Our group also discussed possible state government documents for digitization. However, there is a troubling copyright issue that surrounds state government documents.  Unlike federal government documents, which are almost always in the public domain, state government documents are not. By default, state government documents receive copyright protection. There are some states that view their agency documents as being in the public domain. However, there are states that are deliberately ambiguous about copyright, such as the state of Illinois. The question of state copyright is a significant issue for an institution wishing to digitize historic state publications, capture and archive born-digital publications, and to share these materials with the public. In April 2014, the National Conference of State Legislators held a webinar on this topic that LIPA members can view.
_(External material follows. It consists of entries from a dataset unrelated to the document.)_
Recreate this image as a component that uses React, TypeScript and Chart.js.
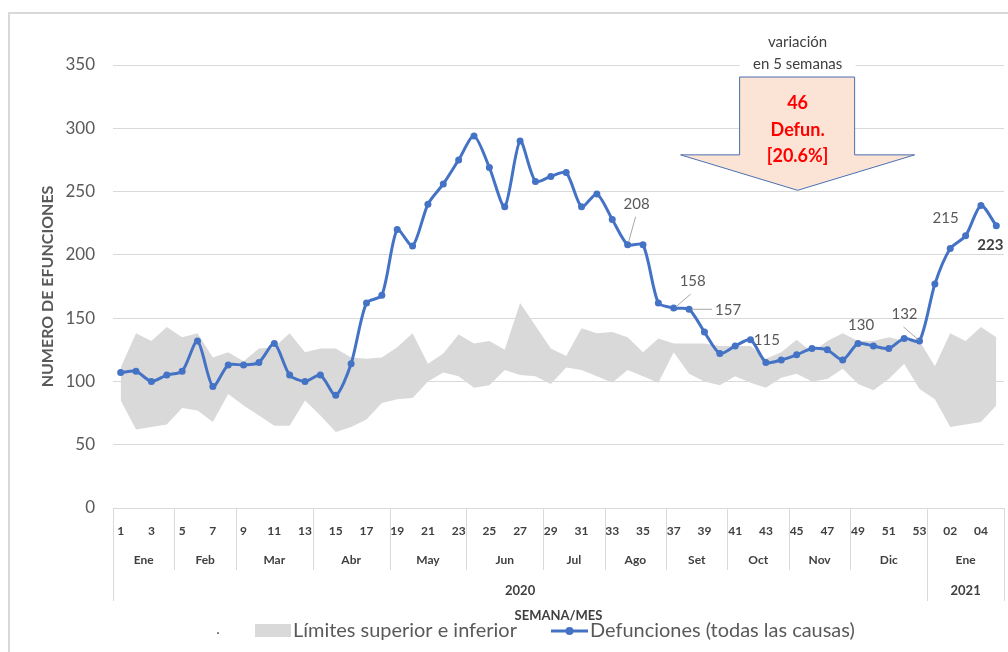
import { useEffect, useRef } from 'react';
import { Chart, registerables } from 'chart.js';

Chart.register(...registerables);

const FONT = 'Lato, "Liberation Sans", Arial, sans-serif';

const weekLabels = [
  '1', '2', '3', '4', '5', '6', '7', '8', '9', '10',
  '11', '12', '13', '14', '15', '16', '17', '18', '19', '20',
  '21', '22', '23', '24', '25', '26', '27', '28', '29', '30',
  '31', '32', '33', '34', '35', '36', '37', '38', '39', '40',
  '41', '42', '43', '44', '45', '46', '47', '48', '49', '50',
  '51', '52', '53', '01', '02', '03', '04', '05',
];

const monthNames = ['Ene', 'Feb', 'Mar', 'Abr', 'May', 'Jun', 'Jul', 'Ago', 'Set', 'Oct', 'Nov', 'Dic', 'Ene'];
const monthWeekCounts = [4, 4, 5, 5, 5, 5, 4, 4, 4, 4, 4, 5, 5];
const yearNames = ['2020', '2021'];
const yearWeekCounts = [53, 5];

const deaths = [
  107, 108, 100, 105, 108, 132, 96, 113, 113, 115,
  130, 105, 100, 105, 89, 114, 162, 168, 220, 207,
  240, 256, 275, 294, 269, 238, 290, 258, 262, 265,
  238, 248, 228, 208, 208, 162, 158, 157, 139, 122,
  128, 133, 115, 117, 121, 126, 125, 117, 130, 128,
  126, 134, 132, 177, 205, 215, 239, 223,
];

const upperLimit = [
  111, 138, 132, 143, 135, 138, 119, 123, 116, 126,
  127, 138, 123, 126, 126, 119, 118, 119, 127, 138,
  114, 122, 137, 130, 132, 125, 162, 144, 126, 120,
  142, 138, 139, 135, 123, 134, 130, 130, 130, 128,
  128, 128, 118, 123, 133, 123, 132, 138, 132, 132,
  135, 132, 132, 112, 138, 132, 143, 135,
];

const lowerLimit = [
  85, 62, 64, 66, 79, 77, 68, 90, 81, 73,
  65, 65, 85, 73, 60, 64, 70, 83, 86, 87,
  100, 107, 104, 95, 97, 109, 105, 104, 98, 111,
  109, 104, 99, 109, 104, 99, 123, 106, 100, 97,
  104, 99, 95, 103, 106, 100, 102, 110, 98, 93,
  102, 114, 94, 86, 64, 66, 68, 81,
];

const yMin = 0;
const yMax = 350;
const yStep = 50;

const legendLabels = ['Límites superior e inferior', 'Defunciones (todas las causas)'];

// value labels: index into deaths, text, label offset from point, optional leader (relative to point)
const pointLabels = [
  { index: 33, text: '208', dx: 9, dy: -41, align: 'center', bold: false, leader: [[8, -28], [1, -3]] },
  { index: 36, text: '158', dx: 19, dy: -27, align: 'center', bold: false, leader: [[17, -14], [2, -1]] },
  { index: 37, text: '157', dx: 26, dy: 1, align: 'left', bold: false, leader: [[3, 0], [23, 0]] },
  { index: 42, text: '115', dx: 1, dy: -22, align: 'center', bold: false, leader: null },
  { index: 48, text: '130', dx: 3, dy: -18, align: 'center', bold: false, leader: null },
  { index: 52, text: '132', dx: -15, dy: -27, align: 'center', bold: false, leader: [[-16, -14], [-1, -1]] },
  { index: 55, text: '215', dx: -20, dy: -18, align: 'center', bold: false, leader: null },
  { index: 57, text: '223', dx: -6, dy: 19, align: 'center', bold: true, leader: null },
];

function fitFont(ctx: CanvasRenderingContext2D, text: string, width: number, weight: string) {
  ctx.font = `${weight} 20px ${FONT}`;
  const w = ctx.measureText(text).width;
  const size = Math.max(8, Math.min(24, (20 * width) / w));
  ctx.font = `${weight} ${size.toFixed(2)}px ${FONT}`;
}

const overlayPlugin = {
  id: 'overlay',
  afterDraw(chart: any) {
    const ctx = chart.ctx as CanvasRenderingContext2D;
    const xs = chart.scales.x;
    const ys = chart.scales.y;
    const area = chart.chartArea;
    const step = xs.getPixelForValue(1) - xs.getPixelForValue(0);
    const boundary = (k: number) => xs.getPixelForValue(0) + (k - 0.5) * step;
    const bottom = area.bottom;

    ctx.save();

    // frame
    ctx.strokeStyle = '#d9d9d9';
    ctx.lineWidth = 2;
    ctx.strokeRect(9, 13, 1100, 700);

    // multi-level axis separators
    const yearBounds = new Set<number>([0]);
    let acc = 0;
    yearWeekCounts.forEach((c) => { acc += c; yearBounds.add(acc); });
    const monthBounds: number[] = [0];
    acc = 0;
    monthWeekCounts.forEach((c) => { acc += c; monthBounds.push(acc); });
    ctx.strokeStyle = '#d9d9d9';
    ctx.lineWidth = 1;
    monthBounds.forEach((k) => {
      const x = Math.round(boundary(k)) + 0.5;
      const y2 = yearBounds.has(k) ? bottom + 93 : bottom + 62;
      ctx.beginPath();
      ctx.moveTo(x, bottom);
      ctx.lineTo(x, y2);
      ctx.stroke();
    });

    // month labels
    ctx.fillStyle = '#404040';
    ctx.textAlign = 'center';
    ctx.textBaseline = 'middle';
    ctx.font = `bold 12px ${FONT}`;
    acc = 0;
    monthWeekCounts.forEach((c, i) => {
      const cx = (boundary(acc) + boundary(acc + c)) / 2;
      ctx.fillText(monthNames[i], cx, bottom + 52);
      acc += c;
    });
    // year labels
    ctx.font = `bold 13px ${FONT}`;
    acc = 0;
    yearWeekCounts.forEach((c, i) => {
      const cx = (boundary(acc) + boundary(acc + c)) / 2;
      ctx.fillText(yearNames[i], cx, bottom + 83);
      acc += c;
    });
    // axis title
    ctx.font = `bold 13px ${FONT}`;
    ctx.fillText('SEMANA/MES', (area.left + area.right) / 2, bottom + 108);

    // y title
    ctx.save();
    ctx.translate(48, (area.top + area.bottom) / 2);
    ctx.rotate(-Math.PI / 2);
    ctx.fillStyle = '#595959';
    ctx.font = `bold 16px ${FONT}`;
    ctx.fillText('NUMERO DE EFUNCIONES', 0, 0);
    ctx.restore();

    // point labels
    const meta = chart.getDatasetMeta(0);
    pointLabels.forEach((l) => {
      const p = meta.data[l.index];
      if (l.leader) {
        ctx.strokeStyle = '#a6a6a6';
        ctx.lineWidth = 1;
        ctx.beginPath();
        ctx.moveTo(p.x + l.leader[0][0], p.y + l.leader[0][1]);
        ctx.lineTo(p.x + l.leader[1][0], p.y + l.leader[1][1]);
        ctx.stroke();
      }
      ctx.fillStyle = l.bold ? '#404040' : '#595959';
      ctx.font = `${l.bold ? 'bold ' : ''}15px ${FONT}`;
      ctx.textAlign = l.align as CanvasTextAlign;
      ctx.textBaseline = 'middle';
      ctx.fillText(l.text, p.x + l.dx, p.y + l.dy);
    });

    // arrow annotation (anchored to scales)
    const ax = xs.getPixelForValue(44) + 1;
    const yTop = ys.getPixelForValue(340.5);
    const yShoulder = ys.getPixelForValue(279);
    const yTip = ys.getPixelForValue(251);
    ctx.beginPath();
    ctx.moveTo(ax - 58, yTop);
    ctx.lineTo(ax + 57, yTop);
    ctx.lineTo(ax + 57, yShoulder);
    ctx.lineTo(ax + 117, yShoulder);
    ctx.lineTo(ax, yTip);
    ctx.lineTo(ax - 117, yShoulder);
    ctx.lineTo(ax - 58, yShoulder);
    ctx.closePath();
    ctx.fillStyle = '#fbe4d5';
    ctx.fill();
    ctx.strokeStyle = '#4a6fb0';
    ctx.lineWidth = 1;
    ctx.stroke();

    ctx.fillStyle = '#ff0000';
    ctx.font = `bold 18px ${FONT}`;
    ctx.textAlign = 'center';
    ctx.textBaseline = 'middle';
    ctx.fillText('46', ax, yTop + 26);
    ctx.fillText('Defun.', ax, yTop + 53);
    ctx.fillText('[20.6%]', ax, yTop + 79);

    // caption above arrow
    ctx.fillStyle = '#ffffff';
    ctx.fillRect(ax - 58, yTop - 46, 116, 44);
    ctx.fillStyle = '#404040';
    ctx.font = `15px ${FONT}`;
    ctx.fillText('variación', ax, yTop - 35);
    ctx.fillText('en 5 semanas', ax, yTop - 13);

    // legend
    const ly = 631;
    ctx.fillStyle = '#595959';
    ctx.font = `15px ${FONT}`;
    ctx.textAlign = 'center';
    ctx.fillText('.', 218, ly - 2);
    ctx.fillStyle = '#d9d9d9';
    ctx.fillRect(255, ly - 7, 36, 13);
    ctx.fillStyle = '#595959';
    ctx.textAlign = 'left';
    fitFont(ctx, legendLabels[0], 224, 'normal');
    ctx.fillText(legendLabels[0], 293, ly);
    ctx.strokeStyle = '#4472c4';
    ctx.lineWidth = 3;
    ctx.beginPath();
    ctx.moveTo(551, ly);
    ctx.lineTo(588, ly);
    ctx.stroke();
    ctx.fillStyle = '#4472c4';
    ctx.beginPath();
    ctx.arc(569.5, ly, 4, 0, Math.PI * 2);
    ctx.fill();
    ctx.fillStyle = '#595959';
    fitFont(ctx, legendLabels[1], 265, 'normal');
    ctx.fillText(legendLabels[1], 590, ly);

    ctx.restore();
  },
};

export default function App() {
  const canvasRef = useRef<HTMLCanvasElement | null>(null);

  useEffect(() => {
    const canvas = canvasRef.current;
    if (!canvas) return;
    const chart = new Chart(canvas, {
      type: 'line',
      data: {
        labels: weekLabels,
        datasets: [
          {
            label: legendLabels[1],
            data: deaths,
            borderColor: '#4472c4',
            backgroundColor: '#4472c4',
            borderWidth: 3,
            pointRadius: 3.5,
            pointBackgroundColor: '#4472c4',
            pointBorderWidth: 0,
            tension: 0.25,
            fill: false,
          },
          {
            label: '',
            data: lowerLimit,
            borderWidth: 0,
            borderColor: 'rgba(0,0,0,0)',
            backgroundColor: 'rgba(0,0,0,0)',
            pointRadius: 0,
            tension: 0,
            fill: false,
          },
          {
            label: legendLabels[0],
            data: upperLimit,
            borderWidth: 0,
            borderColor: 'rgba(0,0,0,0)',
            backgroundColor: '#d9d9d9',
            pointRadius: 0,
            tension: 0,
            fill: 1,
          },
        ],
      },
      options: {
        responsive: false,
        animation: false,
        layout: { padding: { top: 65, right: 2, left: 0, bottom: 0 } },
        plugins: {
          legend: { display: false },
          tooltip: { enabled: false },
        },
        scales: {
          x: {
            type: 'category',
            offset: true,
            grid: { display: false, drawTicks: true, tickLength: 14 },
            border: { display: true, color: '#d9d9d9' },
            ticks: {
              autoSkip: false,
              maxRotation: 0,
              minRotation: 0,
              padding: 2,
              color: '#404040',
              font: { family: FONT, size: 12, weight: 'bold' },
              callback: (_v: any, i: number) => (i % 2 === 0 ? weekLabels[i] : ''),
            },
            afterFit: (s: any) => { s.height = 144; },
          },
          y: {
            min: yMin,
            max: yMax,
            ticks: {
              stepSize: yStep,
              padding: 18,
              color: '#595959',
              font: { family: FONT, size: 17 },
            },
            grid: { color: '#d9d9d9', drawTicks: false },
            border: { display: false },
            afterFit: (s: any) => { s.width = 113; },
          },
        },
      } as any,
      plugins: [overlayPlugin],
    });
    return () => chart.destroy();
  }, []);

  return (
    <div style={{ position: 'absolute', left: 0, top: 0, width: 1008, height: 652, background: '#ffffff' }}>
      <canvas ref={canvasRef} width={1008} height={652} style={{ display: 'block' }} />
    </div>
  );
}
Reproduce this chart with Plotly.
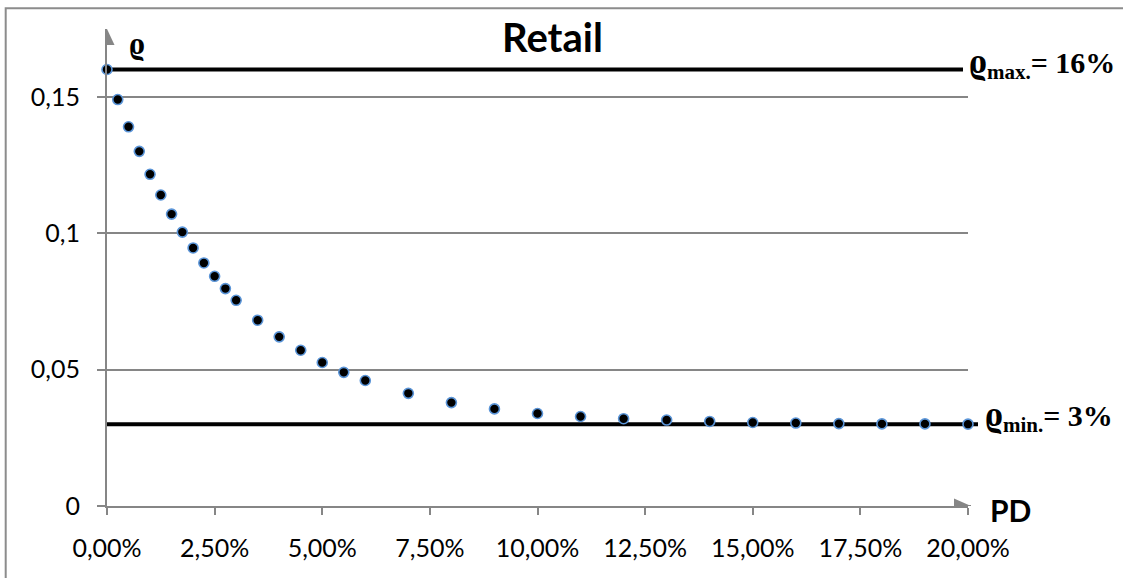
import plotly.graph_objects as go

# ---- data ----
pd_percent = [0, 0.25, 0.5, 0.75, 1.0, 1.25, 1.5, 1.75, 2.0, 2.25, 2.5, 2.75, 3.0,
              3.5, 4.0, 4.5, 5.0, 5.5, 6.0, 7, 8, 9, 10, 11, 12, 13, 14, 15, 16,
              17, 18, 19, 20]
rho = [0.160, 0.149, 0.139, 0.130, 0.1216, 0.114, 0.107, 0.1004, 0.0946, 0.0891,
       0.0842, 0.0797, 0.0754, 0.0681, 0.0620, 0.0571, 0.0526, 0.0490, 0.0460,
       0.0413, 0.0379, 0.0356, 0.0339, 0.0328, 0.0320, 0.0315, 0.0310, 0.0306,
       0.0304, 0.0302, 0.0301, 0.0301, 0.0300]
rho_max = 0.16
rho_min = 0.03
x_tick_vals = [0, 0.025, 0.05, 0.075, 0.10, 0.125, 0.15, 0.175, 0.20]
x_tick_text = ["0,00%", "2,50%", "5,00%", "7,50%", "10,00%", "12,50%", "15,00%",
               "17,50%", "20,00%"]
y_tick_vals = [0, 0.05, 0.10, 0.15]
y_tick_text = ["0", "0,05", "0,1", "0,15"]
title_text = "Retail"

pd_frac = [p / 100 for p in pd_percent]

AX = "#868686"
SANS = "Lato, Carlito, 'Liberation Sans', sans-serif"
SERIF = "'Liberation Serif', 'DejaVu Serif', serif"

W, H = 1123, 578
L, R, T, B = 107, 155, 29, 72
plot_w = W - L - R
plot_h = H - T - B

fig = go.Figure()
fig.add_trace(go.Scatter(
    x=pd_frac, y=rho, mode="markers", cliponaxis=False,
    marker=dict(size=10, color="black", line=dict(color="#5b95d8", width=1.6)),
    showlegend=False, hoverinfo="x+y"))

shapes = [
    # outer border (extends past the right and bottom edges)
    dict(type="rect", xref="paper", yref="paper",
         x0=(5.7 - L) / plot_w, x1=1.3, y0=-0.3, y1=(H - B - 8.3) / plot_h,
         line=dict(color="#8c8c8c", width=2), fillcolor="rgba(0,0,0,0)", layer="below"),
    # rho max / rho min lines
    dict(type="line", xref="paper", yref="y", x0=0, x1=(963 - L) / plot_w,
         y0=rho_max, y1=rho_max, line=dict(color="black", width=4), layer="between"),
    dict(type="line", xref="paper", yref="y", x0=0, x1=(978 - L) / plot_w,
         y0=rho_min, y1=rho_min, line=dict(color="black", width=4), layer="between"),
    # y axis arrow head
    dict(type="path", xref="x", xsizemode="pixel", xanchor=0,
         yref="paper", ysizemode="pixel", yanchor=1,
         path="M -7.5,-16 L 0,0 L 7.5,-16 Z", fillcolor=AX, line=dict(width=0)),
    # x axis arrow head
    dict(type="path", xref="paper", xsizemode="pixel", xanchor=1,
         yref="y", ysizemode="pixel", yanchor=0,
         path="M -14,-7.5 L 3,0 L -14,7.5 Z", fillcolor=AX, line=dict(width=0)),
    dict(type="line", xref="paper", xsizemode="pixel", xanchor=1,
         yref="y", y0=0, y1=0, x0=0, x1=3, line=dict(color=AX, width=2)),
]

RHO_BIG = "<span style='font-size:36px'>ϱ</span>"

annotations = [
    dict(text="<b>" + title_text + "</b>", xref="paper", yref="paper",
         x=(552 - L) / plot_w, xanchor="center", y=1, yanchor="middle", yshift=-8,
         showarrow=False, font=dict(family=SANS, size=40, color="black")),
    dict(text="<b>ϱ</b>", xref="paper", yref="paper", x=0, xanchor="left", xshift=20,
         y=1, yanchor="middle", yshift=-14, showarrow=False,
         font=dict(family=SERIF, size=32, color="black")),
    dict(text="<b>PD</b>", xref="paper", yref="y", x=1, xanchor="center", xshift=42,
         y=0, yanchor="middle", yshift=-4, showarrow=False,
         font=dict(family=SANS, size=30, color="black")),
    dict(text="<b>" + RHO_BIG + "<sub>max.</sub>= 16%</b>", xref="paper", yref="y",
         x=(967 - L) / plot_w, xanchor="left", y=rho_max, yanchor="middle", yshift=7,
         showarrow=False, font=dict(family=SERIF, size=30, color="black")),
    dict(text="<b>" + RHO_BIG + "<sub>min.</sub>= 3%</b>", xref="paper", yref="y",
         x=(983 - L) / plot_w, xanchor="left", y=rho_min, yanchor="middle", yshift=9,
         showarrow=False, font=dict(family=SERIF, size=30, color="black")),
]

fig.update_layout(
    width=W, height=H, autosize=False,
    margin=dict(l=L, r=R, t=T, b=B, pad=0),
    paper_bgcolor="white", plot_bgcolor="white",
    shapes=shapes, annotations=annotations, showlegend=False,
    xaxis=dict(range=[0, 0.2], tickvals=x_tick_vals, ticktext=x_tick_text,
               showgrid=False, zeroline=False, showline=True, linecolor=AX, linewidth=2,
               ticks="outside", ticklen=7, tickwidth=2, tickcolor=AX,
               ticklabelstandoff=12,
               tickfont=dict(family=SANS, size=25, color="black")),
    yaxis=dict(range=[0, plot_h / 2728.0], tickvals=y_tick_vals, ticktext=y_tick_text,
               showgrid=True, gridcolor=AX, gridwidth=1.5, zeroline=False,
               showline=True, linecolor=AX, linewidth=2,
               ticks="outside", ticklen=8, tickwidth=2, tickcolor=AX,
               ticklabelstandoff=12,
               tickfont=dict(family=SANS, size=25, color="black")),
)

fig.write_html("out.html", config={"displayModeBar": False},
               post_script="document.body.style.margin='0';"
                           "document.documentElement.style.overflow='hidden';")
The possibilities for preservation projects are endless in Chicago and Illinois. Potential partnerships are out there just waiting to be tapped. For example, the American Institute of Conservation (AIC) has floated the idea of an “Angel’s project” whereby conservators would donate labor to a preservation project. AIC is currently seeking partners in Chicago in terms of material and/or labor.   The newly appointed Illinois Recorder of Decisions, a librarian, has reached out to the Chicago Association of Law Libraries (CALL) as potential partners on projects.

This group is still unnamed, but I am confident that our conversation has just begun. If similar conversations are taking place in your area, please share your ideas and projects with your fellow LIPA members. Every library can, and should do something to help with the massive job of preserving and making permanently accessible the most important legal materials in our communities.